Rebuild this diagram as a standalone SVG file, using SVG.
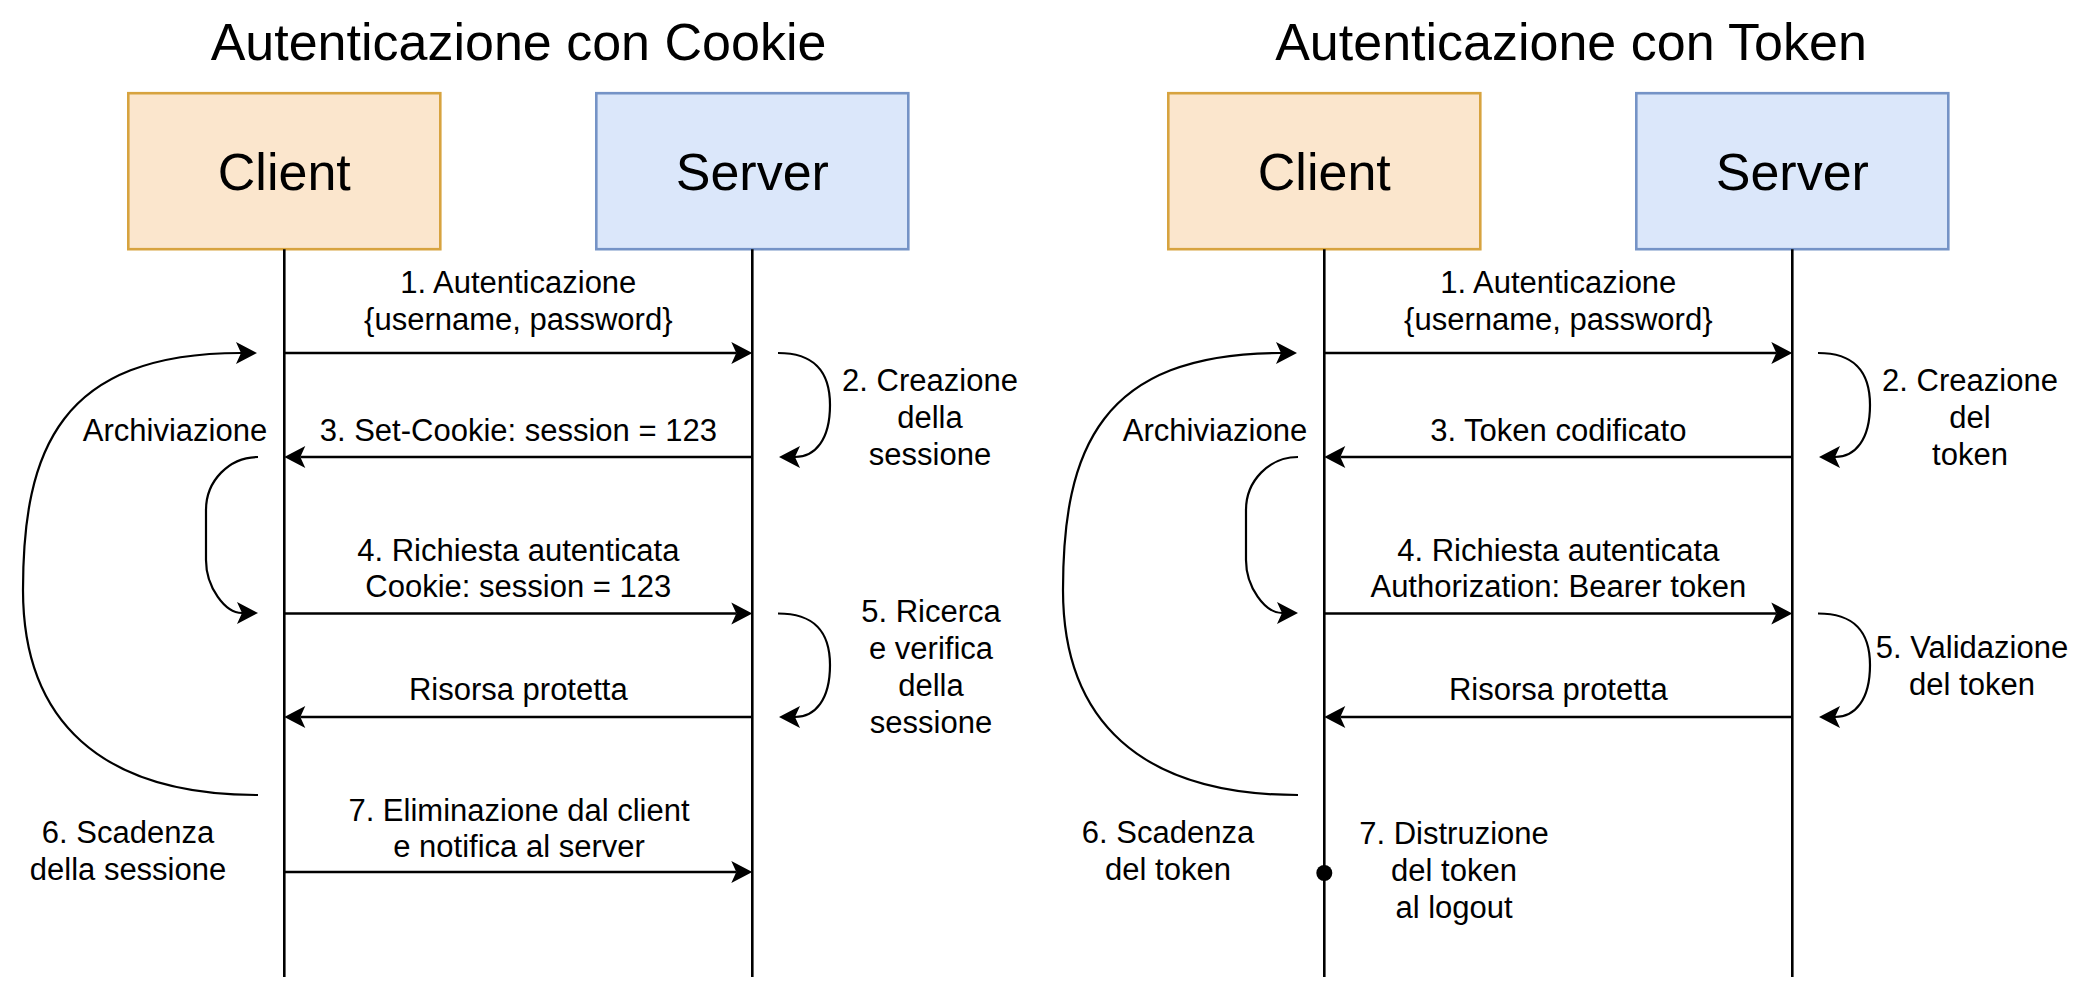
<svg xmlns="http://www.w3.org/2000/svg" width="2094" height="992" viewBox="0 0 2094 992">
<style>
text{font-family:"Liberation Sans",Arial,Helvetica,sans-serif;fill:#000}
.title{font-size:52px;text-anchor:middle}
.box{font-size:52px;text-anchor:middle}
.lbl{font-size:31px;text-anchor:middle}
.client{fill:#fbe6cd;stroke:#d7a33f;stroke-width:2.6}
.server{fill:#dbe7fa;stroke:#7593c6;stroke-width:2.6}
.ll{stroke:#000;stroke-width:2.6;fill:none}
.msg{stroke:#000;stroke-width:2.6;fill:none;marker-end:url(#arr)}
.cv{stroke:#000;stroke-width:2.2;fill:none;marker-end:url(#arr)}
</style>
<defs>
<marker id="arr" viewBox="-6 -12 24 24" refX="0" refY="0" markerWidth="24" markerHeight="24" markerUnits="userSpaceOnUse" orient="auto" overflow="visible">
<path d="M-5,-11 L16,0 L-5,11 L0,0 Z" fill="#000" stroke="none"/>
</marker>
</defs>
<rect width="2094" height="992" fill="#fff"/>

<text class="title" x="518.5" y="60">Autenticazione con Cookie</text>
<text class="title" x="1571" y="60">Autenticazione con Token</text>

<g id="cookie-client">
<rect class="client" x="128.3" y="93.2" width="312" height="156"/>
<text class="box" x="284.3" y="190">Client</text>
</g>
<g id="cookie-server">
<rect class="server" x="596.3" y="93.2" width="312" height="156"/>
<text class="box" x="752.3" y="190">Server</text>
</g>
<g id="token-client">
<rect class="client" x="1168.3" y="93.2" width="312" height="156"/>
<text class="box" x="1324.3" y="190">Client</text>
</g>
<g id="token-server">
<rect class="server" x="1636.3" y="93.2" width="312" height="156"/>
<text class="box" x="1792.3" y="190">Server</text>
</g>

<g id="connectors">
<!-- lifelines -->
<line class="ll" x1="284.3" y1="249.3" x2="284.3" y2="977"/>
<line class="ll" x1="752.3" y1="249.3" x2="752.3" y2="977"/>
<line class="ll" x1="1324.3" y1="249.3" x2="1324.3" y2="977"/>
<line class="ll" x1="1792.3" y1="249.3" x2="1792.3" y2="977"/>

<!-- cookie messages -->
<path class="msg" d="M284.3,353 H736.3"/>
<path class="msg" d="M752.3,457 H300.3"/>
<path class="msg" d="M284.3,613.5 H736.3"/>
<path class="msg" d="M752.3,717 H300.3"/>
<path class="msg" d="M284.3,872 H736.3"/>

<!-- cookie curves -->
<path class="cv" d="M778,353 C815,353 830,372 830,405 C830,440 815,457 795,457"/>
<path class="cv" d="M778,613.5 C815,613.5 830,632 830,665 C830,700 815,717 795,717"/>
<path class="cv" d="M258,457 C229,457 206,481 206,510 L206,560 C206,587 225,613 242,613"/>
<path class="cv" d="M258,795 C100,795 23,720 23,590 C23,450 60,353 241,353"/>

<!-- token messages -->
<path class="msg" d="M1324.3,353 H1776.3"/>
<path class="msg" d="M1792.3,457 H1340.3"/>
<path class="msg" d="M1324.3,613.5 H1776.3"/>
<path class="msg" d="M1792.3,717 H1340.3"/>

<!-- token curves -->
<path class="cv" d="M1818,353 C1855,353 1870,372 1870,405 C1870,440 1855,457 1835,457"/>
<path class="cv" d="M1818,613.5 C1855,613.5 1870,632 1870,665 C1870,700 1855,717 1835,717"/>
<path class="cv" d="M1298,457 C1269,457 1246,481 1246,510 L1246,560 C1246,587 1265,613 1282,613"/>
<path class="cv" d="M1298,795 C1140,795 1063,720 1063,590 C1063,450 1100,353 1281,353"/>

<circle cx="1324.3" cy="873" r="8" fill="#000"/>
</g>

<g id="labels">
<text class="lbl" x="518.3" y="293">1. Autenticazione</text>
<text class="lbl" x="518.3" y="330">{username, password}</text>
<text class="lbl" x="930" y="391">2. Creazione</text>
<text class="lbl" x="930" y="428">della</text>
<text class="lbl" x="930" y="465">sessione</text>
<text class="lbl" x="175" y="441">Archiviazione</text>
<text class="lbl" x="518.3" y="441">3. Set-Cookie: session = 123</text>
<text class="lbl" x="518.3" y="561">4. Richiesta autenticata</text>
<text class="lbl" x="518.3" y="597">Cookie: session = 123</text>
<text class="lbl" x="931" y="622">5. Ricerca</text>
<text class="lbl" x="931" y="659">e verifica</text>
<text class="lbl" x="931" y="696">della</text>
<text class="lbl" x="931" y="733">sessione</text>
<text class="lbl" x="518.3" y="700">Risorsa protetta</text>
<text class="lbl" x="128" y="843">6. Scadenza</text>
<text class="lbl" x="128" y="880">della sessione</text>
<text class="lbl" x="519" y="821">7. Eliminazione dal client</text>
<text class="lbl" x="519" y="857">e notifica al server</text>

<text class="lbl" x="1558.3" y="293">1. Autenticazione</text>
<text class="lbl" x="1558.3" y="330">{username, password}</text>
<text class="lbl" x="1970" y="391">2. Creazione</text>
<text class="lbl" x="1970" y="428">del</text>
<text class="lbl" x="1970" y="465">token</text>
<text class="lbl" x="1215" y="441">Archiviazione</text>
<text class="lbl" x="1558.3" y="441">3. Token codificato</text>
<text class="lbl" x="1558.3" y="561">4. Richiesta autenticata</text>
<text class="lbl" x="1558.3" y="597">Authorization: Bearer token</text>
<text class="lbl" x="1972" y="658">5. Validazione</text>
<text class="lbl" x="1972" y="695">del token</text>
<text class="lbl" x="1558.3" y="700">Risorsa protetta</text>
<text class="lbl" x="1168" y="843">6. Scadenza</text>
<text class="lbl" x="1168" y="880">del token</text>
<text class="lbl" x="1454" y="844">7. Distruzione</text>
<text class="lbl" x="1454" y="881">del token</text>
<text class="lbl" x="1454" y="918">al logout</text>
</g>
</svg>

+===+

### WRITTEN REQUEST
Write the listing out a second time exactly, dropping all images.

### SOLUTION FOR THIS TASK
Rebuild this diagram as a standalone SVG file, using SVG.
<svg xmlns="http://www.w3.org/2000/svg" width="2094" height="992" viewBox="0 0 2094 992">
<style>
text{font-family:"Liberation Sans",Arial,Helvetica,sans-serif;fill:#000}
.title{font-size:52px;text-anchor:middle}
.box{font-size:52px;text-anchor:middle}
.lbl{font-size:31px;text-anchor:middle}
.client{fill:#fbe6cd;stroke:#d7a33f;stroke-width:2.6}
.server{fill:#dbe7fa;stroke:#7593c6;stroke-width:2.6}
.ll{stroke:#000;stroke-width:2.6;fill:none}
.msg{stroke:#000;stroke-width:2.6;fill:none;marker-end:url(#arr)}
.cv{stroke:#000;stroke-width:2.2;fill:none;marker-end:url(#arr)}
</style>
<defs>
<marker id="arr" viewBox="-6 -12 24 24" refX="0" refY="0" markerWidth="24" markerHeight="24" markerUnits="userSpaceOnUse" orient="auto" overflow="visible">
<path d="M-5,-11 L16,0 L-5,11 L0,0 Z" fill="#000" stroke="none"/>
</marker>
</defs>
<rect width="2094" height="992" fill="#fff"/>

<text class="title" x="518.5" y="60">Autenticazione con Cookie</text>
<text class="title" x="1571" y="60">Autenticazione con Token</text>

<g id="cookie-client">
<rect class="client" x="128.3" y="93.2" width="312" height="156"/>
<text class="box" x="284.3" y="190">Client</text>
</g>
<g id="cookie-server">
<rect class="server" x="596.3" y="93.2" width="312" height="156"/>
<text class="box" x="752.3" y="190">Server</text>
</g>
<g id="token-client">
<rect class="client" x="1168.3" y="93.2" width="312" height="156"/>
<text class="box" x="1324.3" y="190">Client</text>
</g>
<g id="token-server">
<rect class="server" x="1636.3" y="93.2" width="312" height="156"/>
<text class="box" x="1792.3" y="190">Server</text>
</g>

<g id="connectors">
<!-- lifelines -->
<line class="ll" x1="284.3" y1="249.3" x2="284.3" y2="977"/>
<line class="ll" x1="752.3" y1="249.3" x2="752.3" y2="977"/>
<line class="ll" x1="1324.3" y1="249.3" x2="1324.3" y2="977"/>
<line class="ll" x1="1792.3" y1="249.3" x2="1792.3" y2="977"/>

<!-- cookie messages -->
<path class="msg" d="M284.3,353 H736.3"/>
<path class="msg" d="M752.3,457 H300.3"/>
<path class="msg" d="M284.3,613.5 H736.3"/>
<path class="msg" d="M752.3,717 H300.3"/>
<path class="msg" d="M284.3,872 H736.3"/>

<!-- cookie curves -->
<path class="cv" d="M778,353 C815,353 830,372 830,405 C830,440 815,457 795,457"/>
<path class="cv" d="M778,613.5 C815,613.5 830,632 830,665 C830,700 815,717 795,717"/>
<path class="cv" d="M258,457 C229,457 206,481 206,510 L206,560 C206,587 225,613 242,613"/>
<path class="cv" d="M258,795 C100,795 23,720 23,590 C23,450 60,353 241,353"/>

<!-- token messages -->
<path class="msg" d="M1324.3,353 H1776.3"/>
<path class="msg" d="M1792.3,457 H1340.3"/>
<path class="msg" d="M1324.3,613.5 H1776.3"/>
<path class="msg" d="M1792.3,717 H1340.3"/>

<!-- token curves -->
<path class="cv" d="M1818,353 C1855,353 1870,372 1870,405 C1870,440 1855,457 1835,457"/>
<path class="cv" d="M1818,613.5 C1855,613.5 1870,632 1870,665 C1870,700 1855,717 1835,717"/>
<path class="cv" d="M1298,457 C1269,457 1246,481 1246,510 L1246,560 C1246,587 1265,613 1282,613"/>
<path class="cv" d="M1298,795 C1140,795 1063,720 1063,590 C1063,450 1100,353 1281,353"/>

<circle cx="1324.3" cy="873" r="8" fill="#000"/>
</g>

<g id="labels">
<text class="lbl" x="518.3" y="293">1. Autenticazione</text>
<text class="lbl" x="518.3" y="330">{username, password}</text>
<text class="lbl" x="930" y="391">2. Creazione</text>
<text class="lbl" x="930" y="428">della</text>
<text class="lbl" x="930" y="465">sessione</text>
<text class="lbl" x="175" y="441">Archiviazione</text>
<text class="lbl" x="518.3" y="441">3. Set-Cookie: session = 123</text>
<text class="lbl" x="518.3" y="561">4. Richiesta autenticata</text>
<text class="lbl" x="518.3" y="597">Cookie: session = 123</text>
<text class="lbl" x="931" y="622">5. Ricerca</text>
<text class="lbl" x="931" y="659">e verifica</text>
<text class="lbl" x="931" y="696">della</text>
<text class="lbl" x="931" y="733">sessione</text>
<text class="lbl" x="518.3" y="700">Risorsa protetta</text>
<text class="lbl" x="128" y="843">6. Scadenza</text>
<text class="lbl" x="128" y="880">della sessione</text>
<text class="lbl" x="519" y="821">7. Eliminazione dal client</text>
<text class="lbl" x="519" y="857">e notifica al server</text>

<text class="lbl" x="1558.3" y="293">1. Autenticazione</text>
<text class="lbl" x="1558.3" y="330">{username, password}</text>
<text class="lbl" x="1970" y="391">2. Creazione</text>
<text class="lbl" x="1970" y="428">del</text>
<text class="lbl" x="1970" y="465">token</text>
<text class="lbl" x="1215" y="441">Archiviazione</text>
<text class="lbl" x="1558.3" y="441">3. Token codificato</text>
<text class="lbl" x="1558.3" y="561">4. Richiesta autenticata</text>
<text class="lbl" x="1558.3" y="597">Authorization: Bearer token</text>
<text class="lbl" x="1972" y="658">5. Validazione</text>
<text class="lbl" x="1972" y="695">del token</text>
<text class="lbl" x="1558.3" y="700">Risorsa protetta</text>
<text class="lbl" x="1168" y="843">6. Scadenza</text>
<text class="lbl" x="1168" y="880">del token</text>
<text class="lbl" x="1454" y="844">7. Distruzione</text>
<text class="lbl" x="1454" y="881">del token</text>
<text class="lbl" x="1454" y="918">al logout</text>
</g>
</svg>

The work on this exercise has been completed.